- Data to process
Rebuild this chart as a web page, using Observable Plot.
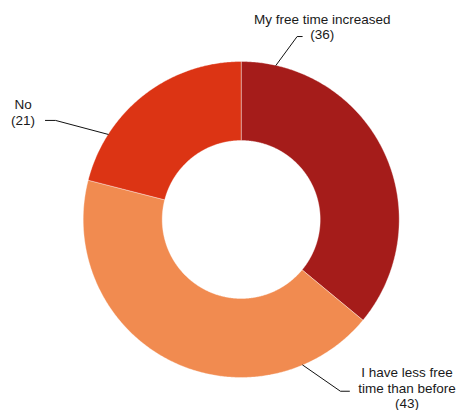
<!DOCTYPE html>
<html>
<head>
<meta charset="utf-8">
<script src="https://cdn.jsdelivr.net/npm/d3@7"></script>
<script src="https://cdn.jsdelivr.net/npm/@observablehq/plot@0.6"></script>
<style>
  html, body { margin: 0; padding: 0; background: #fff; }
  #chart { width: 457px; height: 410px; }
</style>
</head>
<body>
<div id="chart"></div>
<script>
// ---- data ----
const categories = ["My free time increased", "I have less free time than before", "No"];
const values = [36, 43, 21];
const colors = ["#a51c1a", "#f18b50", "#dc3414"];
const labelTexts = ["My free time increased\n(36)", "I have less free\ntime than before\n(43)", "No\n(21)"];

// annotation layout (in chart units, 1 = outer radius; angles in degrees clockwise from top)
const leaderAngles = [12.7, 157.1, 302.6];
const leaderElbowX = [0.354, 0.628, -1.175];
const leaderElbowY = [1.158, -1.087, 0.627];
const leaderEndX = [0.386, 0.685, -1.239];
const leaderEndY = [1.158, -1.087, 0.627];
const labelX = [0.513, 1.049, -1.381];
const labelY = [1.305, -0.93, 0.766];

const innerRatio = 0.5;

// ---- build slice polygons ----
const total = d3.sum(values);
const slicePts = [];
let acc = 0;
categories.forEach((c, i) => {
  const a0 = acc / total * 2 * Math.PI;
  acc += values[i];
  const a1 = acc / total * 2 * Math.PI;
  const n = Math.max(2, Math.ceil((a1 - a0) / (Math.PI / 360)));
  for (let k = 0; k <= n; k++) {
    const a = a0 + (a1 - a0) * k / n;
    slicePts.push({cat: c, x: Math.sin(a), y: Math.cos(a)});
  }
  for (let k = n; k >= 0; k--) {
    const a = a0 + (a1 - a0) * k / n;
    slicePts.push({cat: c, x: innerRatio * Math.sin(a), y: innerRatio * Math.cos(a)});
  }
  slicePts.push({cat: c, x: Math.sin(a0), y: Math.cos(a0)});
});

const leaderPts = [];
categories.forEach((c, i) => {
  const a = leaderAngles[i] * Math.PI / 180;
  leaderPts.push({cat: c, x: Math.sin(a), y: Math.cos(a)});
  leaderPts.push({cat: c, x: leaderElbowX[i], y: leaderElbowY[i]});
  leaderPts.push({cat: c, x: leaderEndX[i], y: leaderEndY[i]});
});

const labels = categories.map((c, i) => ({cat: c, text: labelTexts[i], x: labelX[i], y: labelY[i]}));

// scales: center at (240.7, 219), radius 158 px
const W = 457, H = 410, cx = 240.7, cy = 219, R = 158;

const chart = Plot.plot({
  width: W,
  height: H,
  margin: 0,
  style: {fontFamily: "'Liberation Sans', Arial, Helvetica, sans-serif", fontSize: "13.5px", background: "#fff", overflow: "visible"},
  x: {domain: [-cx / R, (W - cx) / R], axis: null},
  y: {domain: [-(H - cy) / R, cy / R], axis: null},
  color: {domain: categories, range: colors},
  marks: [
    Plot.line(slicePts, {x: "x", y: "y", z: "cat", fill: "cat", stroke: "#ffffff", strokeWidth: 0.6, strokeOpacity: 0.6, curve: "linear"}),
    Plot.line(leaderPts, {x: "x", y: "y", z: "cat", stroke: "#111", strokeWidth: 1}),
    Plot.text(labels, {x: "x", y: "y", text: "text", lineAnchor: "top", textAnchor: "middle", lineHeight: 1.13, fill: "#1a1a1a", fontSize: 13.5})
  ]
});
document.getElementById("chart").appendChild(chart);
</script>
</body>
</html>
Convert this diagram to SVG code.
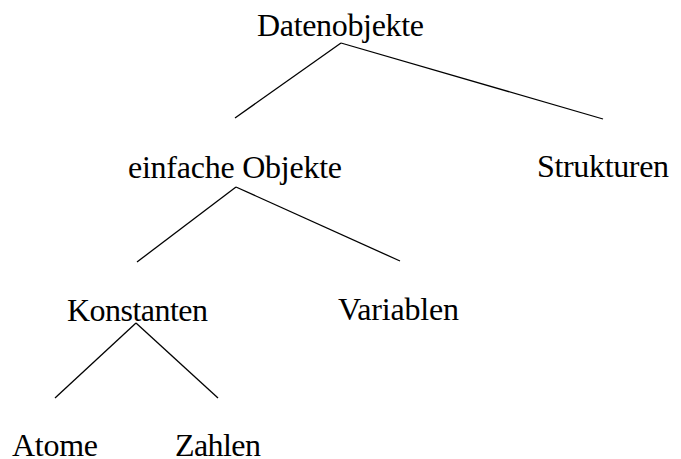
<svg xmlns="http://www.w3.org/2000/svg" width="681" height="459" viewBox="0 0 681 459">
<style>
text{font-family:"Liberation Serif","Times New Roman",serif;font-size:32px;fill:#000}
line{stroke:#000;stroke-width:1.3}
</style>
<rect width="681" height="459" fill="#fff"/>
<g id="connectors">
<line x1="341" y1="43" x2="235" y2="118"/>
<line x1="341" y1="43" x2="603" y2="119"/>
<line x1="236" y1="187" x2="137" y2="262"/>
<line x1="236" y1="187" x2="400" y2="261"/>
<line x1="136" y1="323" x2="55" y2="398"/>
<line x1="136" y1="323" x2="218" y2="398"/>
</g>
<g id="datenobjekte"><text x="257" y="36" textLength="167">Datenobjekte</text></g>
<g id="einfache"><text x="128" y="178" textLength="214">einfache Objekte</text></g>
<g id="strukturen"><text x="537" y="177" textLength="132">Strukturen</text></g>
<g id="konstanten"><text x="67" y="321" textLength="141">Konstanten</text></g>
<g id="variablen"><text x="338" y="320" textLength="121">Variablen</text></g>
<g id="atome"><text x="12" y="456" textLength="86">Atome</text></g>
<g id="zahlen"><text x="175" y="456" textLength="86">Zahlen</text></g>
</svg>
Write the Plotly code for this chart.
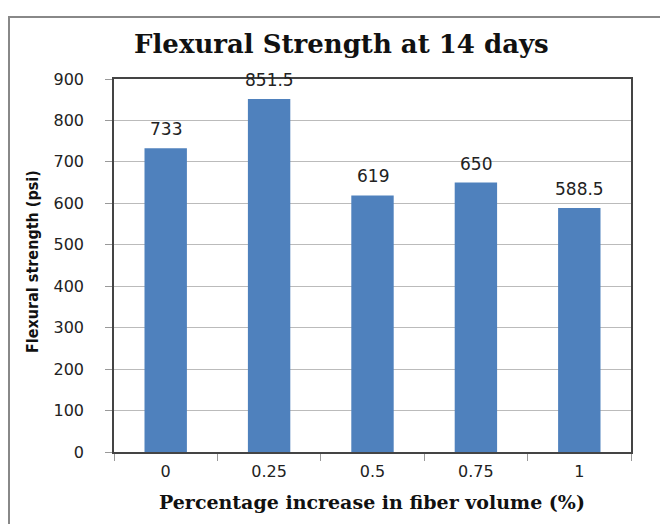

- Objective
Do not include pictures. Copy only the lines running from the line with "Convert this diagram to SVG code." through the last line of the records, exactly as they appear.

- Task output
Convert this diagram to SVG code.
<svg xmlns="http://www.w3.org/2000/svg" width="681" height="459" viewBox="0 0 681 459">
<style>
text{font-family:"Liberation Serif","Times New Roman",serif;font-size:32px;fill:#000}
line{stroke:#000;stroke-width:1.3}
</style>
<rect width="681" height="459" fill="#fff"/>
<g id="connectors">
<line x1="341" y1="43" x2="235" y2="118"/>
<line x1="341" y1="43" x2="603" y2="119"/>
<line x1="236" y1="187" x2="137" y2="262"/>
<line x1="236" y1="187" x2="400" y2="261"/>
<line x1="136" y1="323" x2="55" y2="398"/>
<line x1="136" y1="323" x2="218" y2="398"/>
</g>
<g id="datenobjekte"><text x="257" y="36" textLength="167">Datenobjekte</text></g>
<g id="einfache"><text x="128" y="178" textLength="214">einfache Objekte</text></g>
<g id="strukturen"><text x="537" y="177" textLength="132">Strukturen</text></g>
<g id="konstanten"><text x="67" y="321" textLength="141">Konstanten</text></g>
<g id="variablen"><text x="338" y="320" textLength="121">Variablen</text></g>
<g id="atome"><text x="12" y="456" textLength="86">Atome</text></g>
<g id="zahlen"><text x="175" y="456" textLength="86">Zahlen</text></g>
</svg>
Write the Plotly code for this chart.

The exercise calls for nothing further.